31. Keoladeo National Park, Bharatpur, Rajasthan
- Located in Bharatpur city, this park is famous for 364 species of wintering birds, which arrive from distant countries like Afghanistan, Turkmenistan, China, etc. In fact, the rare Siberian crane has also been spotted here.
- The national park was earlier a duck-hunting reserve of the Maharajas and was declared as a protected sanctuary in 1971.
- The founder of the World Wildlife Fund Peter Scott, has also said that the Keoladeo Sanctuary is one of the world’s best bird areas.
32. Jantar Mantar, Jaipur
- Built by Maharaja Jai Singh II in Jaipur between 1727 and 1734, Jantar Mantar has the world’s largest stone sundial.

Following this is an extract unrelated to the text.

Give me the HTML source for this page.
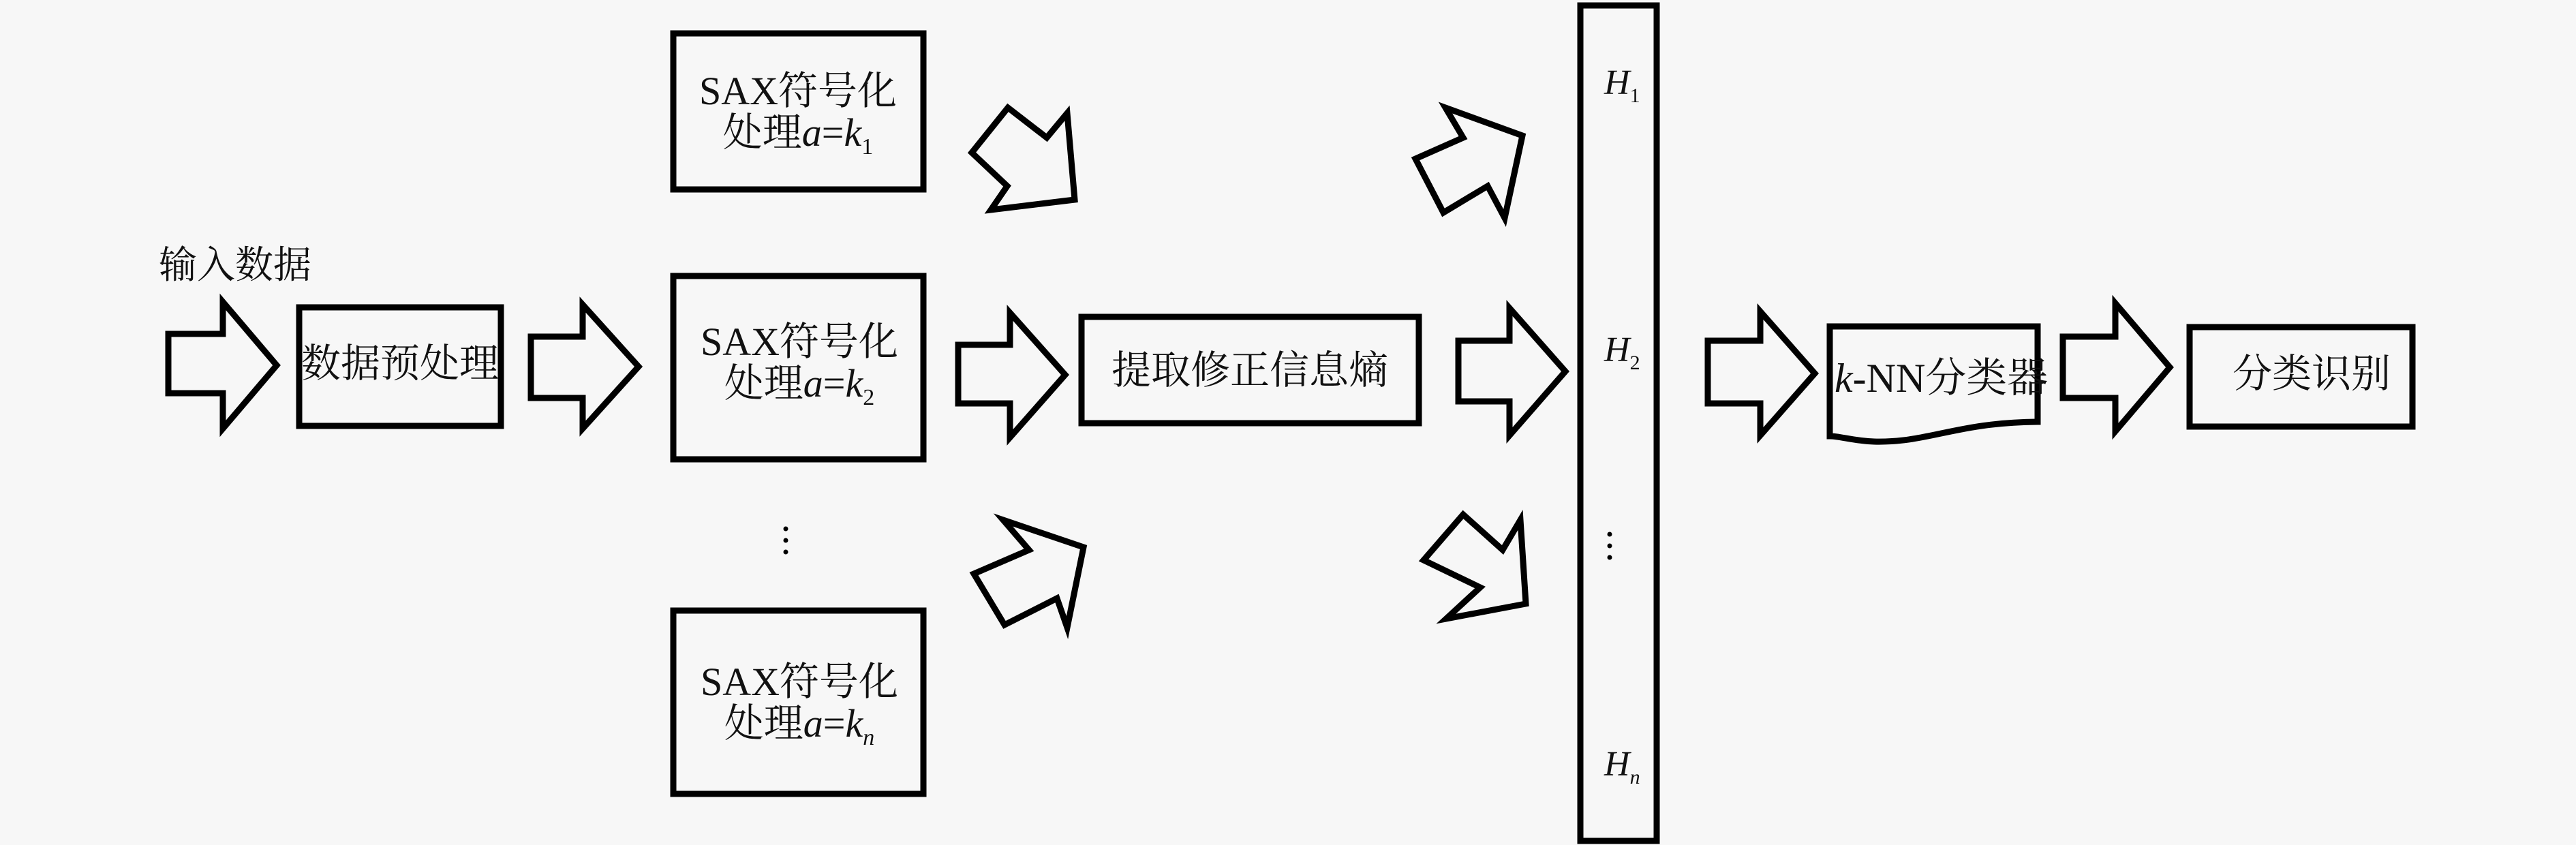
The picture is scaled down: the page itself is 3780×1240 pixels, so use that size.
<!DOCTYPE html>
<html><head><meta charset="utf-8"><style>
html,body{margin:0;padding:0;background:#f7f7f7;}
svg{display:block;}
text{font-family:"Liberation Serif","Noto Serif CJK SC",serif;fill:#111;}
</style></head><body>
<svg width="3780" height="1240" viewBox="0 0 3780 1240" xmlns="http://www.w3.org/2000/svg">
<rect width="3780" height="1240" fill="#f7f7f7"/>
<g fill="none" stroke="#000" stroke-width="9" stroke-linejoin="miter">
<!-- horizontal arrows -->
<polygon points="247,490 327,490 327,443 406,536 327,629 327,577 247,577"/>
<polygon points="779,494 855,494 855,447 937,538 855,629 855,584 779,584"/>
<polygon points="1406,506 1482,506 1482,459 1563,550 1482,642 1482,592 1406,592"/>
<polygon points="2140,500 2215,500 2215,452 2297,545 2215,639 2215,589 2140,589"/>
<polygon points="2506,500 2583,500 2583,457 2663,548 2583,639 2583,592 2506,592"/>
<polygon points="3027,494 3104,494 3104,445 3184,539 3104,633 3104,584 3027,584"/>
<!-- diagonal arrows -->
<polygon points="1426,224 1479,158 1536,202 1566,166 1577,293 1454,308 1478,273"/>
<polygon points="1429,842 1510,807 1472,763 1590,803 1566,921 1551,878 1474,917"/>
<polygon points="2077,233 2147,202 2121,158 2234,199 2208,320 2183,273 2118,312"/>
<polygon points="2089,822 2147,755 2205,807 2231,763 2239,886 2122,908 2172,862"/>
<!-- boxes -->
<rect x="439" y="451" width="296" height="174"/>
<rect x="988" y="49" width="367" height="229"/>
<rect x="988" y="405" width="367" height="269"/>
<rect x="988" y="896" width="367" height="269"/>
<rect x="1587" y="465" width="495" height="156"/>
<rect x="2319" y="8" width="112" height="1226"/>
<rect x="3213" y="480" width="327" height="146"/>
<path d="M2685,479 L2990,479 L2990,619 C2870,620 2830,650 2750,648 C2720,647 2700,640 2685,640 Z"/>
</g>
<g font-size="56">
<text x="233" y="408">输入数据</text>
<text x="587" y="553" text-anchor="middle" font-size="58">数据预处理</text>
<text x="1171" y="153" text-anchor="middle" font-size="58">SAX符号化</text>
<text x="1171" y="214" text-anchor="middle" font-size="58">处理<tspan font-style="italic">a</tspan>=<tspan font-style="italic">k</tspan><tspan font-size="34" dy="12">1</tspan></text>
<text x="1173" y="521" text-anchor="middle" font-size="58">SAX符号化</text>
<text x="1173" y="582" text-anchor="middle" font-size="58">处理<tspan font-style="italic">a</tspan>=<tspan font-style="italic">k</tspan><tspan font-size="34" dy="12">2</tspan></text>
<text x="1173" y="1020" text-anchor="middle" font-size="58">SAX符号化</text>
<text x="1173" y="1081" text-anchor="middle" font-size="58">处理<tspan font-style="italic">a</tspan>=<tspan font-style="italic">k</tspan><tspan font-size="34" dy="12" font-style="italic">n</tspan></text>
<text x="1834" y="563" text-anchor="middle" font-size="58">提取修正信息熵</text>
<text x="2692" y="575" font-size="60"><tspan font-style="italic">k</tspan>-NN分类器</text>
<text x="3392" y="568" text-anchor="middle" font-size="58">分类识别</text>
<text x="2354" y="138" font-style="italic" font-size="52">H<tspan font-size="30" dy="12" font-style="normal">1</tspan></text>
<text x="2354" y="530" font-style="italic" font-size="52">H<tspan font-size="30" dy="12" font-style="normal">2</tspan></text>
<text x="2354" y="1138" font-style="italic" font-size="52">H<tspan font-size="30" dy="12">n</tspan></text>
</g>
<g fill="#000">
<circle cx="1153" cy="776" r="3.5"/><circle cx="1153" cy="793" r="3.5"/><circle cx="1153" cy="810" r="3.5"/>
<circle cx="2362" cy="784" r="3.5"/><circle cx="2362" cy="801" r="3.5"/><circle cx="2362" cy="818" r="3.5"/>
</g>
</svg>
</body></html>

- Did you know that the monument was damaged in the 19th century? It was later restored under the supervision of Major Arthur Garrett, a keen amateur astronomer.
- Jai Singh had constructed a total of five such facilities at different locations. And Jaipur’s observatory is the largest and best preserved of these.
33. Hill Forts of Rajasthan
- This is a series of forts located on the rocky Aravali mountains of Rajasthan and portray the power of the Rajput princely states from 8th to 18th centuries.
- The forts include Chittorgarh, Kumbhalgarh, Amber, Ranthambore, Jaisalmer, Gagron. And you have to visit them to get the idea about how majestic these forts are.
- The interesting part of the forts is the use the natural defences offered by the landscape. They also showcase extensive water harvesting structures, largely still in use today.
34. Rani ki Vav, Gujarat
- It is a beautiful stepwell situated in Patan, Gujarat. Such water storage systems have been in existence in India since 3rd millennium BC. And what once were a pit of sandy soil, gradually became a multi-storey work of art and architecture.
- Rani ki Vav has an inverted temple and seven levels of stairs. It holds more than 500 principle sculptures. The stepwell is filled with water from Saraswati river.
- It is believed that the stepwell was made in the memory of Bhimdev I , the son of Mularaja, the founder of the Solanki dynasty, by his widowed queen Udayamati.